Venom: Let There Be Carnage
2021, PG-13, 90 min. Directed by Andy Serkis. Starring Tom Hardy, Woody Harrelson, Michelle Williams, Naomie Harris, Reid Scott, Stephen Graham.
REVIEWED By Sarah Jane, Fri., Oct. 8, 2021
Let’s get this out of the way right now. Venom: Let There be Carnage is, objectively, not a good movie. It’s trying to be two different things, a comic book movie about a man and his alien symbiote and a rom-com. Yes, it is. The main reason the movie is enjoyable is because of the different romantic groups and their relationships. Andy Serkis (imagine this writer’s surprise to see his name in the credits after forgetting he was attached) has made a movie that pretends to be about comic book characters and their fighty stuff but that isn’t quite what you get.
Tom Hardy, who looks as though he’s literally turning into a human Tater Tot, is back as Eddie Brock/Venom, investigative journalist extraordinaire and carnivorous crime fighter. Woody Harrelson, channeling Mickey Cox, is Cletus Kasady/Carnage. He’s on death row for a bunch of murders a long time ago and wants to be friends with Eddie. Eddie isn’t having any of it and Venom, well, Venom would rather move to Cabot Cove and open up a detective agency with Eddie. Eddie is still in love with Anne (Williams), of course, and even though she doesn’t want to admit it, she still loves Eddie even though she’s with Dan (Scott). Oh, Dan. Poor sweet Dan. So, see, this is a rom-com, right? Right? Witty banter, comedic tension, romance, conflict … it’s all there. That’s before even considering the other group relationship in the movie. Because there is one. Cletus loves Frances (Harris) somethin’ real fierce. Has done for years. Their relationship is rather Cronenbergian at times: cars, wreckage, ecstasy sans James Spader.
Look, for a romantic comedy there is a lot of action. In between the longing glances, the throwing each other about, the outstretched writhing of sinewy, slimy, red tentacles, fights actually do break out. Honestly, the fighting was about all the lovers anyway. Tom Hardy has a story credit here and it’s clear he’s absolutely desperate to make a sweet little movie where he can be charming and delightful but with not so many explosions and dodgy special effects.

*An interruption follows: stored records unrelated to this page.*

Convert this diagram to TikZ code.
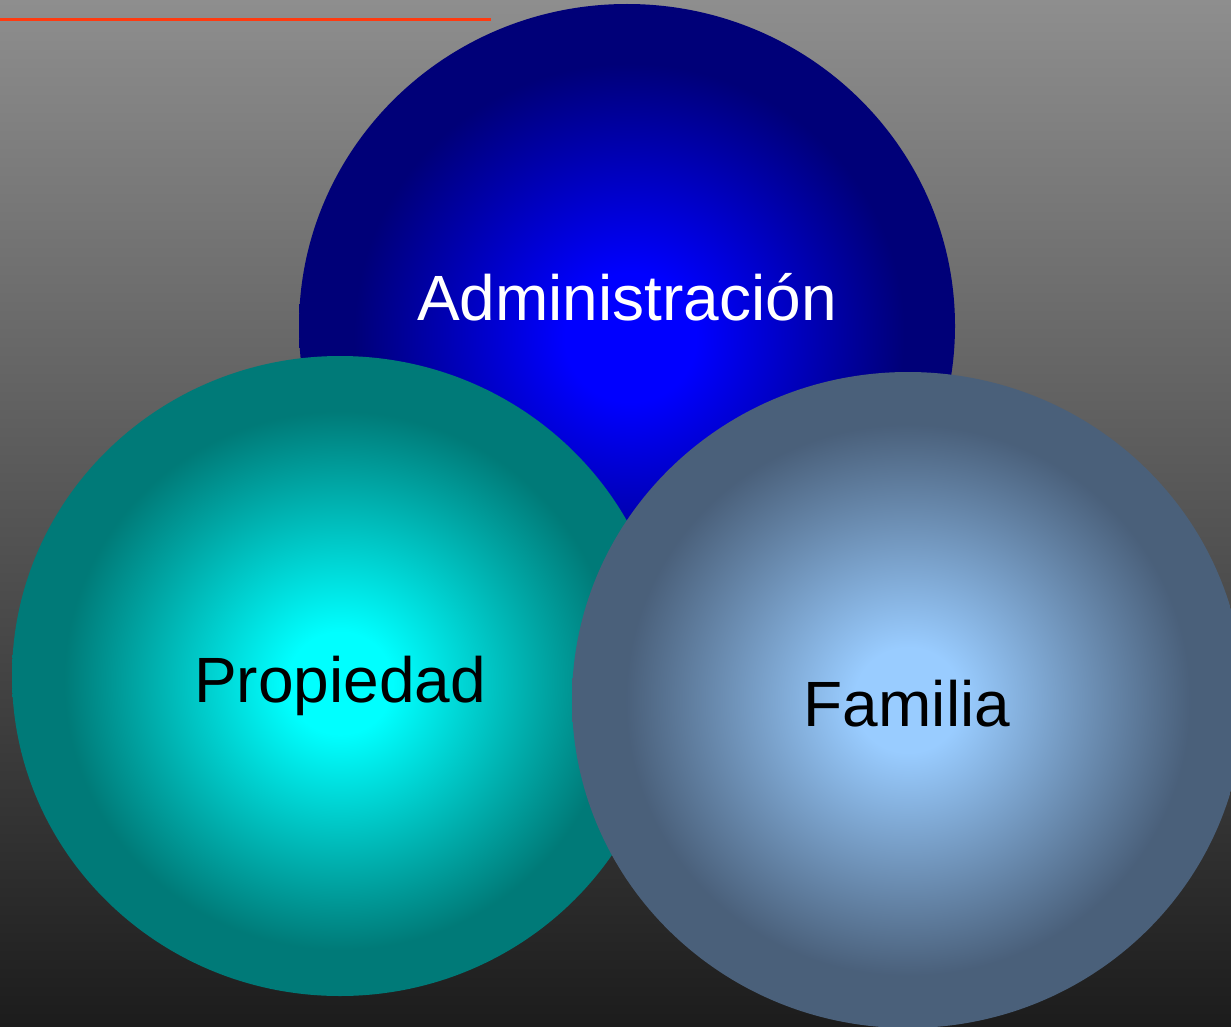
\documentclass[tikz,border=0pt]{standalone}
\usepackage{fontspec}
\setmainfont{Liberation Sans}
\pgfdeclareradialshading{blueball}{\pgfpoint{0.3bp}{-1bp}}{rgb(0bp)=(0,0,1); rgb(5bp)=(0,0,1); rgb(21bp)=(0,0,0.47); rgb(25bp)=(0,0,0.47); rgb(50bp)=(0,0,0.47)}
\pgfdeclareradialshading{tealball}{\pgfpoint{0bp}{-0.6bp}}{rgb(0bp)=(0,1,1); rgb(4bp)=(0,1,1); rgb(21bp)=(0,0.48,0.47); rgb(25bp)=(0,0.48,0.47); rgb(50bp)=(0,0.48,0.47)}
\pgfdeclareradialshading{greyball}{\pgfpoint{0bp}{0bp}}{rgb(0bp)=(0.6,0.8,1); rgb(4bp)=(0.6,0.8,1); rgb(21bp)=(0.29,0.376,0.48); rgb(25bp)=(0.29,0.376,0.48); rgb(50bp)=(0.29,0.376,0.48)}
\definecolor{bgtop}{HTML}{8E8E8E}
\definecolor{bgbot}{HTML}{1C1C1C}
\definecolor{redline}{HTML}{FF3A10}
\tikzset{
  lbl/.style={font=\fontsize{64}{70}\selectfont, anchor=base, inner sep=0pt},
}
\begin{document}
\begin{tikzpicture}[x=1pt,y=-1pt]
\fill[top color=bgtop, bottom color=bgbot] (0,0) rectangle (1231,1027);
\useasboundingbox (0,0) rectangle (1231,1027);
\draw[redline, line width=2.5pt] (0,19.5) -- (491,19.5);
\shade[shading=blueball] (627,326) ellipse [x radius=328, y radius=322];
\shade[shading=tealball] (340,676) ellipse [x radius=328, y radius=320];
\shade[shading=greyball] (908,700) ellipse [x radius=336, y radius=328];
\node[lbl, text=white] (adm) at (627,320) {Administración};
\node[lbl, text=black] (prop) at (340,702) {Propiedad};
\node[lbl, text=black] (fam) at (907,726) {Familia};
\end{tikzpicture}
\end{document}
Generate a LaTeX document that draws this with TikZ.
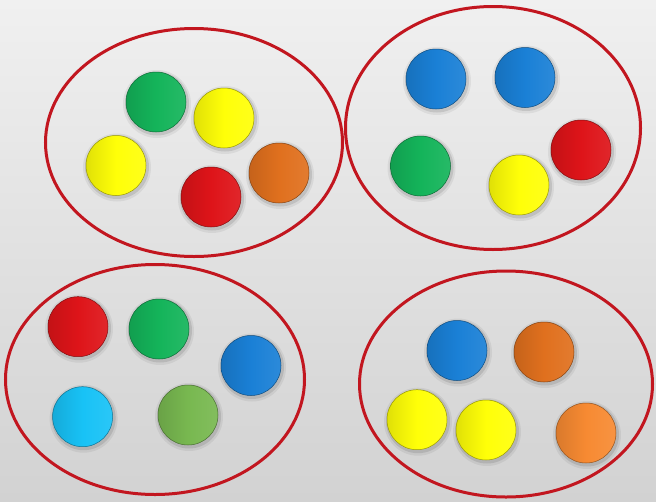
\documentclass[tikz,border=0pt]{standalone}
\begin{document}
\definecolor{ringred}{HTML}{C2161F}
\definecolor{cgreen}{HTML}{14B45A}
\definecolor{cyellow}{HTML}{FFFF08}
\definecolor{cred}{HTML}{DE1419}
\definecolor{corange}{HTML}{E0701E}
\definecolor{cblue}{HTML}{1A80D6}
\definecolor{clblue}{HTML}{18C2F6}
\definecolor{clgreen}{HTML}{78B850}
\definecolor{clorange}{HTML}{F78A32}
\definecolor{bgtop}{HTML}{F0F0F0}
\definecolor{bgbot}{HTML}{D2D2D2}
\tikzset{ring/.style={draw=ringred,line width=3pt}}
\newcommand\mycandy[3]{%
  \fill[black,opacity=0.06] (#1+1,#2+2) circle (34pt);
  \fill[black,opacity=0.10] (#1+1,#2+1.5) circle (32pt);
  \shade[left color=#3!88!black, right color=#3!92!white, middle color=#3,
         draw=#3!60!black, line width=0.5pt] (#1,#2) circle (30pt);
}
\begin{tikzpicture}[x=1pt,y=-1pt]
\shade[top color=bgtop,bottom color=bgbot] (0,0) rectangle (656,501);
\useasboundingbox (0,0) rectangle (656,501);
% rings
\draw[ring] (194,142.5) ellipse [x radius=148.5pt, y radius=114pt];
\draw[ring] (493,128) ellipse [x radius=147.5pt, y radius=121.5pt];
\draw[ring] (155,379.5) ellipse [x radius=149.5pt, y radius=115pt];
\draw[ring] (506,384) ellipse [x radius=146.5pt, y radius=113pt];
% group 1
\mycandy{156}{102}{cgreen}
\mycandy{224}{118}{cyellow}
\mycandy{116}{165.5}{cyellow}
\mycandy{211}{197}{cred}
\mycandy{279}{173}{corange}
% group 2
\mycandy{436}{79}{cblue}
\mycandy{525}{77.5}{cblue}
\mycandy{420.5}{166}{cgreen}
\mycandy{519}{185}{cyellow}
\mycandy{581}{150}{cred}
% group 3
\mycandy{78}{326.7}{cred}
\mycandy{159}{329}{cgreen}
\mycandy{251}{365.5}{cblue}
\mycandy{82.6}{416.7}{clblue}
\mycandy{188}{415}{clgreen}
% group 4
\mycandy{457}{350.5}{cblue}
\mycandy{544}{352}{corange}
\mycandy{417}{419.7}{cyellow}
\mycandy{486}{430}{cyellow}
\mycandy{586}{433}{clorange}
\end{tikzpicture}
\end{document}
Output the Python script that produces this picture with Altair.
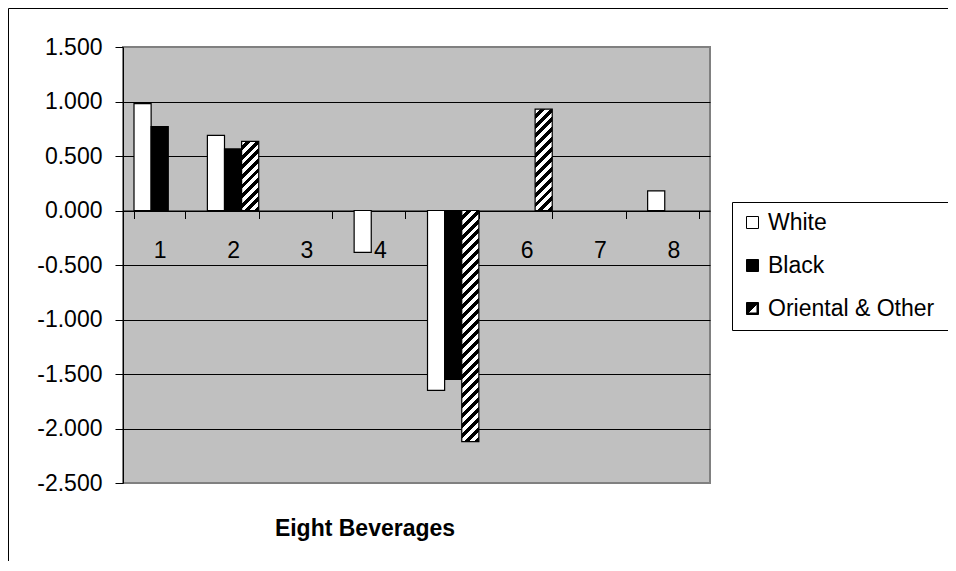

Sometimes, it's just chaos. There is a point when the audience realizes Eddie Brock is wearing Eddie Murphy’s signature “Axel Foley” outfit from Beverly Hills Cop. He’s got on the Mumford Phys. Ed. Dept. T-shirt, Detroit Lions varsity jacket, and even the Adidas shoes. What?! At another point during the final battle, the realization hits that there are three Oscar-nominated actors on the screen being thrown about the San Francisco nighttime sky. Get that cash, kids.
Venom: Let There Be Crazy, Stupid Love isn’t a great movie, but it doesn’t matter because it’s just big, dumb, romantic fun.